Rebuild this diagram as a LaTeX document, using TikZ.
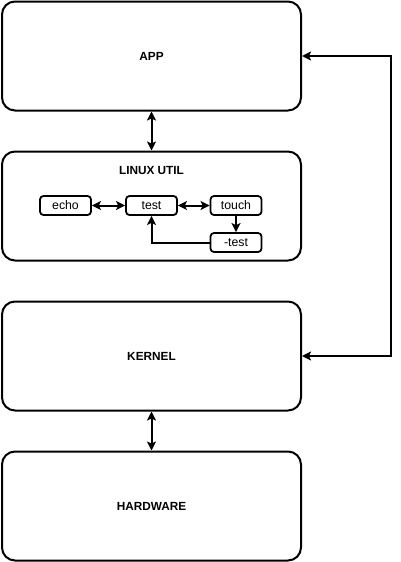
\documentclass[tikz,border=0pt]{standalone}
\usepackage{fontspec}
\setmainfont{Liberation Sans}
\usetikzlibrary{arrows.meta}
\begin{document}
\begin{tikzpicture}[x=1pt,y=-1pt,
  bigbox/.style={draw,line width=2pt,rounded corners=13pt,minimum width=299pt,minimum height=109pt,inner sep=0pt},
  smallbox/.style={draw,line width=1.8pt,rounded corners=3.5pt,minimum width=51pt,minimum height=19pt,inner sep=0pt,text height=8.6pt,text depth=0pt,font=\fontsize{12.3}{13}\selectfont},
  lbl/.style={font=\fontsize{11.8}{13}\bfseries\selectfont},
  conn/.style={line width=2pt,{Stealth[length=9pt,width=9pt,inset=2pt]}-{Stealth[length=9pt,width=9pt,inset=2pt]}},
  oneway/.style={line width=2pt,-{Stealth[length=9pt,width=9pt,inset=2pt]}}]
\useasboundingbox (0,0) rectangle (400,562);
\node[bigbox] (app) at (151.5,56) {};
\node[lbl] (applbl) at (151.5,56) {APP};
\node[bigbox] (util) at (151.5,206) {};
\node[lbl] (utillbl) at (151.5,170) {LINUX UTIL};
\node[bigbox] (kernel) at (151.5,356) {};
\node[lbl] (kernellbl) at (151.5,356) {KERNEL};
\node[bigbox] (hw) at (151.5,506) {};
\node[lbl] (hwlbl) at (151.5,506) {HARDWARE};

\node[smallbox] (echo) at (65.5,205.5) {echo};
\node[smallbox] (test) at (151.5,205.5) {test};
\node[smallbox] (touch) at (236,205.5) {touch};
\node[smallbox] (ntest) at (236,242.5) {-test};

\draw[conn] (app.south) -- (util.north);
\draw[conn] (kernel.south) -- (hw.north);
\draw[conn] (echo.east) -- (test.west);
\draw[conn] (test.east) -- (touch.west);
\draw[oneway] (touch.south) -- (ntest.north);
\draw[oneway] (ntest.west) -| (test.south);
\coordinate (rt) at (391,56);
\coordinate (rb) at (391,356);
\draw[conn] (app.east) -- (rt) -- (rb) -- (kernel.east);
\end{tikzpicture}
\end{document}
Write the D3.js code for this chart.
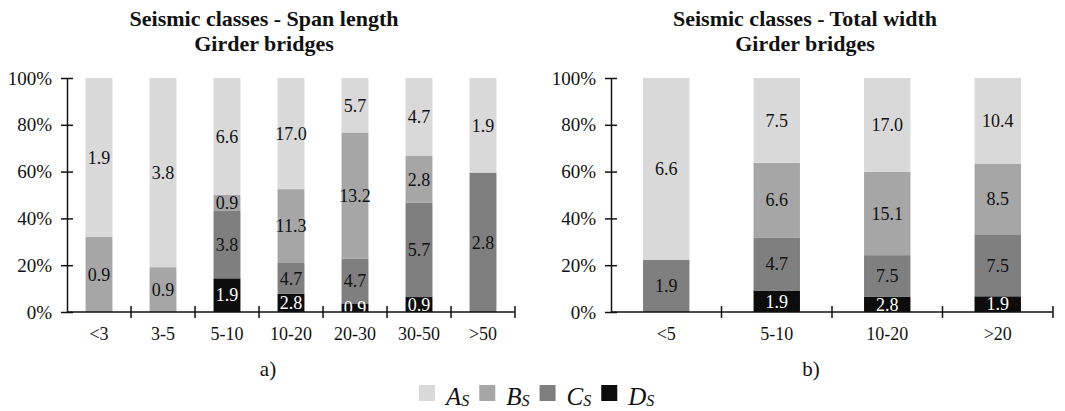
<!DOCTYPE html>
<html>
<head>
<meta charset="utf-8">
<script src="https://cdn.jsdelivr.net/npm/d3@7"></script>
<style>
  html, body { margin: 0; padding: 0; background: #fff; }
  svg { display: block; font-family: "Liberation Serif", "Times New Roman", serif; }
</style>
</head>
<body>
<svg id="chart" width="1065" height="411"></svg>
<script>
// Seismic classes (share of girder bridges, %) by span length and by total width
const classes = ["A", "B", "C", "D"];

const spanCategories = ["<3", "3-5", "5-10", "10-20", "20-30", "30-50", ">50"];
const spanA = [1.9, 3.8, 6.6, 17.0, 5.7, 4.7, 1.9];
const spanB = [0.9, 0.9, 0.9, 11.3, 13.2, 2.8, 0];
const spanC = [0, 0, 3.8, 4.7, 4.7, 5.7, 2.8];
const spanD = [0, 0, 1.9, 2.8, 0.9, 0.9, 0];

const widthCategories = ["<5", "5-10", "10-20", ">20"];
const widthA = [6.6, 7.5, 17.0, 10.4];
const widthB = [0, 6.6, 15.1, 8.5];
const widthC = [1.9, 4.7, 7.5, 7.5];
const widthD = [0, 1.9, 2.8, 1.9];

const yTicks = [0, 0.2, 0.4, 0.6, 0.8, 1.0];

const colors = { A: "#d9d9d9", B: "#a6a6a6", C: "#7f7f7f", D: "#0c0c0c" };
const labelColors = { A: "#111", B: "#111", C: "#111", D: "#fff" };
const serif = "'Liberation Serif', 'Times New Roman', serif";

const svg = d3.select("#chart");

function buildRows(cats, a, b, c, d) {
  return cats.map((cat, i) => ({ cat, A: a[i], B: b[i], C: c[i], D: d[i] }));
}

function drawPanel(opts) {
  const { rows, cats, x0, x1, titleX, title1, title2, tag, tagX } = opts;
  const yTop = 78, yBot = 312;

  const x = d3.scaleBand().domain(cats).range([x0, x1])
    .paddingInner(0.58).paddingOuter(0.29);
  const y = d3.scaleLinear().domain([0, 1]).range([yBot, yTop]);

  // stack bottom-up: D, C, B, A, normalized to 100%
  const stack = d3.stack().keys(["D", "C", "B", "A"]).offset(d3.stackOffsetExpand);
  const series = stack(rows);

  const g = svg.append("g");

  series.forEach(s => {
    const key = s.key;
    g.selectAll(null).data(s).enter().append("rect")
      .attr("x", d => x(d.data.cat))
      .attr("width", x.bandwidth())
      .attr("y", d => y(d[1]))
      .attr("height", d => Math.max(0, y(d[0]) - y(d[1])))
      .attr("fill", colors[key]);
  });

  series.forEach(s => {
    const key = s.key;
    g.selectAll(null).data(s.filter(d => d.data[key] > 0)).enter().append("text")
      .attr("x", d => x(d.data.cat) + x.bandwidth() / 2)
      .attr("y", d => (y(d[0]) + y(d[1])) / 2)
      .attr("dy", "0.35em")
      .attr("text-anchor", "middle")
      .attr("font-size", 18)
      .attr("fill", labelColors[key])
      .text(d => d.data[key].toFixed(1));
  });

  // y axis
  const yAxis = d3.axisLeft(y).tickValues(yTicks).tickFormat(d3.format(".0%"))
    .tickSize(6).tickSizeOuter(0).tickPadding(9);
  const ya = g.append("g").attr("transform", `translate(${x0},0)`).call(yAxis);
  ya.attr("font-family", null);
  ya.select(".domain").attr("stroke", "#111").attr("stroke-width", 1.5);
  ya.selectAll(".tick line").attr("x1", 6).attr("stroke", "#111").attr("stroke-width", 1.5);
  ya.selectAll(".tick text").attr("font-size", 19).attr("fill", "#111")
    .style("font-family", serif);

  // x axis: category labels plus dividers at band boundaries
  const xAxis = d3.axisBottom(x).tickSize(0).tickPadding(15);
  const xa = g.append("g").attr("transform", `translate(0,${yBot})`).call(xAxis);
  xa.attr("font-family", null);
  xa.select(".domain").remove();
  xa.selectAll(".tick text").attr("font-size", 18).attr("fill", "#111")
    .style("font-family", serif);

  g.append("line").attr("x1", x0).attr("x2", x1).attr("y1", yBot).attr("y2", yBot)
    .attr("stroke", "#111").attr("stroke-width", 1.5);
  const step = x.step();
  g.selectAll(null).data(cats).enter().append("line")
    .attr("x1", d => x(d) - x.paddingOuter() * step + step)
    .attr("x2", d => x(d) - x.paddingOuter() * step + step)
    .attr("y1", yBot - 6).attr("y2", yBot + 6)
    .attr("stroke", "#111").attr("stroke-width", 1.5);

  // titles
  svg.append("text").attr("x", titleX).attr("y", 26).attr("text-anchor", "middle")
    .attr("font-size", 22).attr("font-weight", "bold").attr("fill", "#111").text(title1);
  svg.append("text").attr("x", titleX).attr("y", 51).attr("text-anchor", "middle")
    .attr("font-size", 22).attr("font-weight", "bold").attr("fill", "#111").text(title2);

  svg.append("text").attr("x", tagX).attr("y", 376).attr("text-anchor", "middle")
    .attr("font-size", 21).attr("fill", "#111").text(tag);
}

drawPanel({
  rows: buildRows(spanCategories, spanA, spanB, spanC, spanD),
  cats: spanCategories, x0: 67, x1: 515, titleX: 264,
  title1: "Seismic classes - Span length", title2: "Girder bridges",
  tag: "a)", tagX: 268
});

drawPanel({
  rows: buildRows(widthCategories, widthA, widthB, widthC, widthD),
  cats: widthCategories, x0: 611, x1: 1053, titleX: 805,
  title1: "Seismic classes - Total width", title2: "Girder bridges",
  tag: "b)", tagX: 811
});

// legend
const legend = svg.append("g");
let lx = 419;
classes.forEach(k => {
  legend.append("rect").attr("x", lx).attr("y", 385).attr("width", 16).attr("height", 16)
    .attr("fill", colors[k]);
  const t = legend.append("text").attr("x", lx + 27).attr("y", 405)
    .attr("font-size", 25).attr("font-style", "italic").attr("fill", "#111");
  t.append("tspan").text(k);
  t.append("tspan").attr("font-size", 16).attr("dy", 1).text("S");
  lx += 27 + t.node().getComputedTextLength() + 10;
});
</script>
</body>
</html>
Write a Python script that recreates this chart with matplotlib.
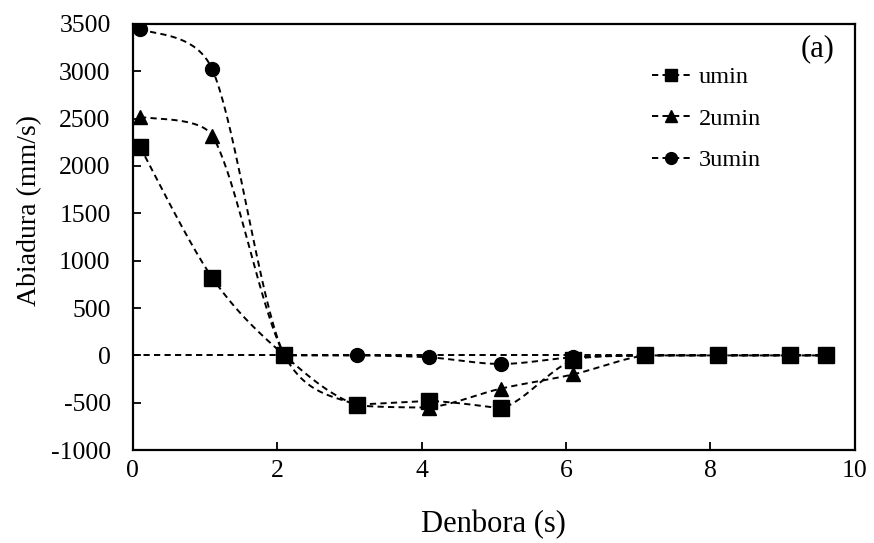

● ● ●

**INSTRUCTION**
How many lines in these records hold the string "this"? Reply with the number alone.

**EXERCISE SOLUTION**
3